Well, as someone commented to me recently; sometimes it's almost worthless to try to predict the future given the track of advancement we had in the last decades. Though this isn't quite the point.
As of the throwaway mentality of digital media, I'd blame society for it, or capitalist thinking.
Look elsewhere and there it is.
This is just that the model is wrong altogether for the times that are coming. It's up to the industry to move on from hype.
I can get to see this too on the phone industry. Most midrange smartphones do enough and more, but it is the force of the industry that keeps pushing users forward to keep "upgrading".

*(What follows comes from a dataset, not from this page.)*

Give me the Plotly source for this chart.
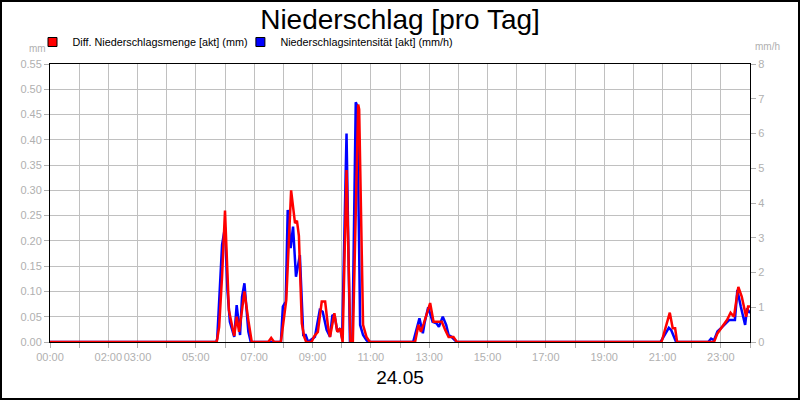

I was shocked when I couldn't download and install a messaging app (it it were a game or so I'd understand) into an iPhone 3GS that I got to use until my main phone comes back from repair. A perfectly usable system, iOS6, perfect a year ago can't run now a simple messaging program? C'mon.
Large sensor + dedicated optics + connectivity = the future of dedicated camera photography.
Can you imagine your next Ricoh GR with the capacity to shoot and then transfer RAW processing to your iPhone 6+ wirelessly, and then from an using the iOS8 camera roll, transmit that edited image straight to the RFF Gallery? Or to grandma?
Why the camera makers insist on this SD card interlude has become part of the problem.
Agreed on that. I was initially quite skeptical on photography with a smartphone, BUT it turned out to be a very useful sub-medium.
It's the camera that is always with you, inconspicuous and can be edited and shared on the spot.
Years ago one would have had a polaroid and a camcorder for it.
On the line of the topic, cellphone cameras seem to have stuck into the 13MP 1/3" format for a generation (which could be... a year). If there were a trend for bigger sensors, even if just up to 1/1.7; It would be more interesting for us enthusiasts and a convergence towards higher quality for this kind of camera. Not denying the improvements that are being implemented, but a bit more real state would be nice.
The point many of us have mentioned about being the snapshot camera, true. A few days ago a friend told me that he'd never buy a camera; most people that aren't into photography cover their snap needs with just this device.